Regia: Marco Bellocchio

Soggetto e sceneggiatura: Marco Bellocchio

Cast: Giovanna Mezzogiorno, Filippo Timi

Genere: drammatico, storico

  • Anno e nazione: 2009, Italia/Francia

Durata: 128 minuti

 

Testo di Fabio Degiorgi

 

Il regista di “Buongiorno notte” e “L’ora di religione” porta al grande pubblico una vicenda poco nota e venuta alla ribalta più che altro negli anni recenti: la storia di Irene Ida Dalser, amante di Mussolini negli anni precedenti all’ingresso dell’Italia alla Prima Guerra Mondiale, e del loro figlio Benito Albino, inizialmente riconosciuto dal futuro fondatore del fascismo, per poi finire annientato nel peggiore dei modi.
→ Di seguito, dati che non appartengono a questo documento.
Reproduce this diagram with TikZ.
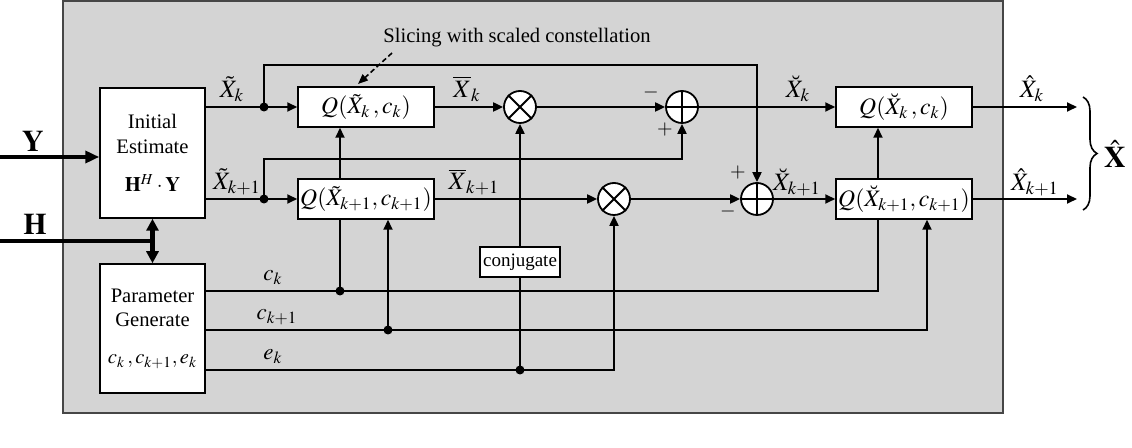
\documentclass[tikz,border=0pt]{standalone}
\usepackage{mathptmx}
\usepackage[no-math]{fontspec}
\setmainfont{Liberation Serif}
\usetikzlibrary{arrows.meta,decorations.pathreplacing}

\definecolor{panelgray}{RGB}{212,212,212}
\definecolor{paneledge}{RGB}{70,70,70}

\tikzset{
  sig/.style={line width=1pt},
  arr/.style={sig, -{Triangle[length=5pt,width=4.5pt]}},
  bus/.style={line width=2.2pt},
  blk/.style={draw, fill=white, line width=0.75pt, inner sep=0pt, align=center},
  qbox/.style={blk, minimum width=68pt, minimum height=20pt, font=\fontsize{11.8}{14}\selectfont},
  op/.style={circle, draw, fill=white, line width=0.9pt, minimum size=16pt, inner sep=0pt},
  lbl/.style={font=\fontsize{12.5}{14}\selectfont, inner sep=0pt},
  plbl/.style={font=\fontsize{11.5}{13}\selectfont, inner sep=0pt},
  sign/.style={font=\fontsize{10}{12}\selectfont, inner sep=0pt},
  bold/.style={font=\fontsize{15}{17}\selectfont},
  dot/.style={fill=black}
}

\begin{document}
\begin{tikzpicture}[x=0.5pt, y=-0.5pt, font=\fontsize{10.3}{12.4}\selectfont]
  \useasboundingbox (0,0) rectangle (1132,448);

  %%-- GRAY PANEL (x = 63..1003, y = 1..413) --%%
  \draw[fill=panelgray, draw=paneledge, line width=0.75pt] (63,1) rectangle (1003,413);

  %%-- LEFT BLOCKS --%%
  \node[blk, minimum width=52.5pt, minimum height=65pt] (init) at (152.5,153)
    {Initial\\Estimate\\[7pt]$\mathbf{H}^{H}\cdot\mathbf{Y}$};
  \node[blk, minimum width=52.5pt, minimum height=64.5pt] (param) at (152.5,328.5)
    {Parameter\\Generate\\[6pt]$c_k\,,c_{k+1},e_k$};

  %%-- SLICERS (first stage / second stage) --%%
  \node[qbox] (qk)   at (366,107) {$Q(\tilde{X}_k\,, c_k)$};
  \node[qbox] (qk1)  at (366,199) {$Q(\tilde{X}_{k+1},c_{k+1})$};
  \node[qbox] (qbk)  at (904,107) {$Q(\breve{X}_k\,, c_k)$};
  \node[qbox] (qbk1) at (904,199) {$Q(\breve{X}_{k+1},c_{k+1})$};

  %%-- MULTIPLIERS AND ADDERS --%%
  \node[op] (mulk)  at (520,107) {};
  \node[op] (mulk1) at (614,199) {};
  \node[op] (addk)  at (682,107) {};
  \node[op] (addk1) at (757,199) {};
  \foreach \m in {mulk, mulk1} {
    \draw[line width=0.9pt] (\m.north east) -- (\m.south west)
                            (\m.north west) -- (\m.south east);
  }
  \foreach \a in {addk, addk1} {
    \draw[line width=0.9pt] (\a.north) -- (\a.south) (\a.west) -- (\a.east);
  }
  \node[blk, minimum width=40pt, minimum height=15pt, font=\fontsize{9.5}{11}\selectfont]
    (conj) at (520,262) {conjugate};

  %%-- INPUTS Y AND H --%%
  \coordinate (yin) at (0,157);
  \coordinate (hin) at (0,241);
  \node[bold] (ylbl) at (33,141) {$\mathbf{Y}$};
  \node[bold] (hlbl) at (35,224) {$\mathbf{H}$};
  \draw[bus, -{Triangle[length=7pt,width=6pt]}] (yin) -- (yin -| init.west);
  \draw[bus] (hin) -- (hin -| init.south);
  \draw[bus, {Triangle[length=6pt,width=6pt]}-{Triangle[length=6pt,width=6pt]}]
    (init.south) -- (param.north);

  %%-- ESTIMATES X~ --%%
  \coordinate (sk)   at (264,107);
  \coordinate (sk1)  at (264,199);
  \coordinate (ytop) at (addk1 |- 0,65);
  \coordinate (ymid) at (addk |- 0,159);
  \draw[arr] (init.east |- qk.west) -- (qk.west);
  \draw[arr] (init.east |- qk1.west) -- (qk1.west);
  \draw[arr] (sk) |- (ytop) -- (addk1.north);
  \draw[arr] (sk1) |- (ymid) -- (addk.south);
  \fill[dot] (sk) circle (4.5);
  \fill[dot] (sk1) circle (4.5);

  %%-- MAIN SIGNAL PATH --%%
  \draw[arr] (qk.east) -- (mulk.west);
  \draw[arr] (mulk.east) -- (addk.west);
  \draw[arr] (addk.east) -- (qbk.west);
  \draw[arr] (qk1.east) -- (mulk1.west);
  \draw[arr] (mulk1.east) -- (addk1.west);
  \draw[arr] (addk1.east) -- (qbk1.west);

  %%-- OUTPUTS --%%
  \coordinate (outk)  at (1077,107);
  \coordinate (outk1) at (1077,199);
  \draw[arr] (qbk.east) -- (outk);
  \draw[arr] (qbk1.east) -- (outk1);
  \draw[line width=0.8pt, decorate, decoration={brace, amplitude=7pt}] (1083,97) -- (1083,210);
  \node[bold] (xhat) at (1115,154) {$\hat{\mathbf{X}}$};

  %%-- PARAMETER LINES c_k, c_{k+1}, e_k --%%
  \coordinate (ckend)  at (878,291);
  \coordinate (ckdot)  at (340,291);
  \coordinate (ck1end) at (927,330);
  \coordinate (ck1dot) at (388,330);
  \coordinate (ekend)  at (mulk1 |- 0,370);
  \coordinate (ekdot)  at (mulk |- 0,370);
  % c_k
  \draw[sig] (param.east |- ckend) -- (ckend) -- (qbk1.south -| ckend);
  \draw[arr] (qbk1.north -| ckend) -- (qbk.south -| ckend);
  \draw[sig] (ckdot) -- (qk1.south -| ckdot);
  \draw[arr] (qk1.north -| ckdot) -- (qk.south -| ckdot);
  % c_{k+1}
  \draw[arr] (param.east |- ck1end) -| (qbk1.south -| ck1end);
  \draw[arr] (ck1dot) -- (qk1.south -| ck1dot);
  % e_k
  \draw[arr] (param.east |- ekend) -- (ekend) -- (mulk1.south);
  \draw[sig] (ekdot) -- (conj.south);
  \draw[arr] (conj.north) -- (mulk.south);
  \fill[dot] (ckdot) circle (4.5);
  \fill[dot] (ck1dot) circle (4.5);
  \fill[dot] (ekdot) circle (4.5);

  %%-- SIGNAL LABELS --%%
  \node[lbl] (lxtk)  at (232,89)  {$\tilde{X}_k$};
  \node[lbl] (lxtk1) at (237,182) {$\tilde{X}_{k+1}$};
  \node[lbl] (lxbk)  at (467,89)  {$\overline{X}_k$};
  \node[lbl] (lxbk1) at (474,182) {$\overline{X}_{k+1}$};
  \node[lbl] (lxvk)  at (798,89)  {$\breve{X}_k$};
  \node[lbl] (lxvk1) at (797,182) {$\breve{X}_{k+1}$};
  \node[lbl] (lxhk)  at (1032,89) {$\hat{X}_k$};
  \node[lbl] (lxhk1) at (1035,182) {$\hat{X}_{k+1}$};
  \node[plbl] (lck)  at (273,278) {$c_k$};
  \node[plbl] (lck1) at (277,317) {$c_{k+1}$};
  \node[plbl] (lek)  at (273,357) {$e_k$};

  %%-- ADDER SIGNS --%%
  \node[sign] (sgn1) at (651,93)  {$-$};
  \node[sign] (sgn2) at (665,130) {$+$};
  \node[sign] (sgn3) at (738,173) {$+$};
  \node[sign] (sgn4) at (728,212) {$-$};

  %%-- SLICER NOTE --%%
  \node (slicing) at (517,38) {Slicing with scaled constellation};
  \coordinate (slicetail) at (392,53);
  \coordinate (slicehead) at (358,84);
  \draw[line width=0.8pt, dash pattern=on 2.5pt off 1.5pt, -{Triangle[length=5pt,width=4pt]}]
    (slicetail) -- (slicehead);

\end{tikzpicture}
\end{document}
Il film non ha la volontà di ricostruire tutti i fatti – accaduti fra i primi anni del900 e il 1942 - in modo totalmente completo e dettagliato, procede infatti per spaccati, salti e flashback, con frammenti di documentari dell’epoca per meglio contestualizzare la vicenda. Ovviamente la storia del ventennio fascista, e pure la metamorfosi del Mussolini socialista, rivoluzionario e antimilitarista in interventista intransigente prima e nel duce d’Italia dopo, vengono collocate su un adeguato sfondo per dare risalto alla tragedia personale di Irene e del figlio. La prima, dopo aver venduto tutto ciò che possiede per finanziare la nascita del Popolo d’Italia, il quotidiano fondato nel 1915 da Mussolini, viene presto abbandonata dall’amante in favore di Rachele Guidi (già in relazione da anni con l’ex direttore dell’Avanti!, i due si sposano con rito civile nel dicembre 1915), ma continuerà fino alla morte a rivendicare il suo ruolo di “vera moglie del duce”, sostenendo anche di aver contratto un legittimo matrimonio del quale però non esisterebbero documenti scritti. Per tale coerenza ed intransigenza la donna viene rinchiusa in manicomio e trattata con una crudeltà superiore a quella riservata agli oppositori politici (che solitamente finivano incarcerati o mandati al confino, ed in certi casi direttamente assassinati). Ancora più commovente la storia di Benito Albino, raccontata in un modo più dilatato e frammentario rispetto a quella della madre. Rinchiuso in collegio già da piccolo, poi affidato ad un tutore, infine arruolato in Marina, al rientro forzato da una spedizione in Cina viene anch’egli rinchiuso in manicomio senza alcun motivo, dove muore nel 1942 a causa di presunte “cure sperimentali” a base di insulina che lo portano in coma nove volte. Omicidio di stato quindi. Ma questi ultimi terribili anni vengono riassunti nel film in un’unica straziante scena dove il ragazzo, seminudo e sanguinante, imita davanti ad un muro il duce con una gestualità esasperata. Una costante del secondo tempo è proprio il rapporto di amore/odio di Benito Albino – consapevole della propria situazione di figlio rinnegato – nei confronti del padre, che emerge anche da queste imitazioni tanto nevrotiche quanto perfette, fatte per divertire i compagni di liceo, oltre che da altri piccoli significativi episodi.

Brava come sempre Giovanna Mezzogiorno, che qui deve interpretare un personaggio complesso e atipico per l’epoca e per il modello di donna voluto dal regime, ma bravo anche Filippo Timi, che interpreta sia Benito padre nella prima parte, sia il figlio da adulto nella seconda. Non do né un giudizio da cinefilo, quale non sono, né da storico (per quello esistono i saggi e i documentari), ma da semplice spettatore: “Vincere” è un film secondo me riuscito e coinvolgente, sicuramente non è una visione facile e adatta a tutti, ma penso che il dramma umano in sé possa toccare anche un pubblico più ampio di quello tipicamente impegnato al quale si rivolgono solitamente le opere di Bellocchio.